• [WORK TO BE COMPLETED] Copy all lines below exactly as written. Leave pictures out.

────────────────

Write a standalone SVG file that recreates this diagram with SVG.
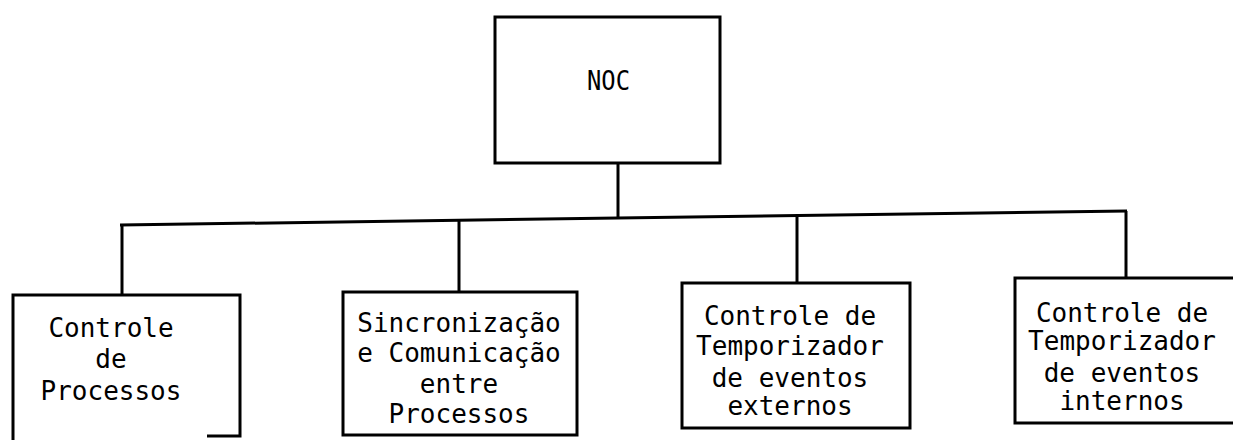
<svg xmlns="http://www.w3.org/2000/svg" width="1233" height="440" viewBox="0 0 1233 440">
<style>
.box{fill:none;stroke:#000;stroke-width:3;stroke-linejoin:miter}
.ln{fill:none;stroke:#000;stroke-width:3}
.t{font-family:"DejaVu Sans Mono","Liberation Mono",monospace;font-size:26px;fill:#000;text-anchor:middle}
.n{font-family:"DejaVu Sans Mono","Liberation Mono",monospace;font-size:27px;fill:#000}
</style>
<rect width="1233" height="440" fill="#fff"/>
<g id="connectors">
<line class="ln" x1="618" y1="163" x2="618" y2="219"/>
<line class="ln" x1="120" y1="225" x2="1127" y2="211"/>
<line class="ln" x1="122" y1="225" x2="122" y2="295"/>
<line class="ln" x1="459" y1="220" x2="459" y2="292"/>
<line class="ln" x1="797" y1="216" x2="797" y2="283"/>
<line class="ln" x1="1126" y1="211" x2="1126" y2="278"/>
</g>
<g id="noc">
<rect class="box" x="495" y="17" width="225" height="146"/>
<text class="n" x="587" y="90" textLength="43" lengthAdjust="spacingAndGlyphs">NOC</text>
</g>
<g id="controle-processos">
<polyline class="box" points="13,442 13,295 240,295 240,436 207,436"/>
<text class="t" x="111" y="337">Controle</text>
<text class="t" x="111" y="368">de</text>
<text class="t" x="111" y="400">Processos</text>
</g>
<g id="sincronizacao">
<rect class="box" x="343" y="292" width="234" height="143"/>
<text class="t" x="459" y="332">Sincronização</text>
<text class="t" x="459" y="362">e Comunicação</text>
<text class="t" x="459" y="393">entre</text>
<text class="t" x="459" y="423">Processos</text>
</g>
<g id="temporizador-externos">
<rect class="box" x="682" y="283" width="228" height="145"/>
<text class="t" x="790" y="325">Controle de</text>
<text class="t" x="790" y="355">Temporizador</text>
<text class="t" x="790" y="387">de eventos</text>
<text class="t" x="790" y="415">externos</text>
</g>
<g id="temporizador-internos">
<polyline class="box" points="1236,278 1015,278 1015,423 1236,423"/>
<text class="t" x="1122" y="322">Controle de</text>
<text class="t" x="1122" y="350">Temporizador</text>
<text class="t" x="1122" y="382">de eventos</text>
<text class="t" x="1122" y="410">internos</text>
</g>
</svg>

────────────────

• [THE ANSWER]
Write a standalone SVG file that recreates this diagram with SVG.
<svg xmlns="http://www.w3.org/2000/svg" width="1233" height="440" viewBox="0 0 1233 440">
<style>
.box{fill:none;stroke:#000;stroke-width:3;stroke-linejoin:miter}
.ln{fill:none;stroke:#000;stroke-width:3}
.t{font-family:"DejaVu Sans Mono","Liberation Mono",monospace;font-size:26px;fill:#000;text-anchor:middle}
.n{font-family:"DejaVu Sans Mono","Liberation Mono",monospace;font-size:27px;fill:#000}
</style>
<rect width="1233" height="440" fill="#fff"/>
<g id="connectors">
<line class="ln" x1="618" y1="163" x2="618" y2="219"/>
<line class="ln" x1="120" y1="225" x2="1127" y2="211"/>
<line class="ln" x1="122" y1="225" x2="122" y2="295"/>
<line class="ln" x1="459" y1="220" x2="459" y2="292"/>
<line class="ln" x1="797" y1="216" x2="797" y2="283"/>
<line class="ln" x1="1126" y1="211" x2="1126" y2="278"/>
</g>
<g id="noc">
<rect class="box" x="495" y="17" width="225" height="146"/>
<text class="n" x="587" y="90" textLength="43" lengthAdjust="spacingAndGlyphs">NOC</text>
</g>
<g id="controle-processos">
<polyline class="box" points="13,442 13,295 240,295 240,436 207,436"/>
<text class="t" x="111" y="337">Controle</text>
<text class="t" x="111" y="368">de</text>
<text class="t" x="111" y="400">Processos</text>
</g>
<g id="sincronizacao">
<rect class="box" x="343" y="292" width="234" height="143"/>
<text class="t" x="459" y="332">Sincronização</text>
<text class="t" x="459" y="362">e Comunicação</text>
<text class="t" x="459" y="393">entre</text>
<text class="t" x="459" y="423">Processos</text>
</g>
<g id="temporizador-externos">
<rect class="box" x="682" y="283" width="228" height="145"/>
<text class="t" x="790" y="325">Controle de</text>
<text class="t" x="790" y="355">Temporizador</text>
<text class="t" x="790" y="387">de eventos</text>
<text class="t" x="790" y="415">externos</text>
</g>
<g id="temporizador-internos">
<polyline class="box" points="1236,278 1015,278 1015,423 1236,423"/>
<text class="t" x="1122" y="322">Controle de</text>
<text class="t" x="1122" y="350">Temporizador</text>
<text class="t" x="1122" y="382">de eventos</text>
<text class="t" x="1122" y="410">internos</text>
</g>
</svg>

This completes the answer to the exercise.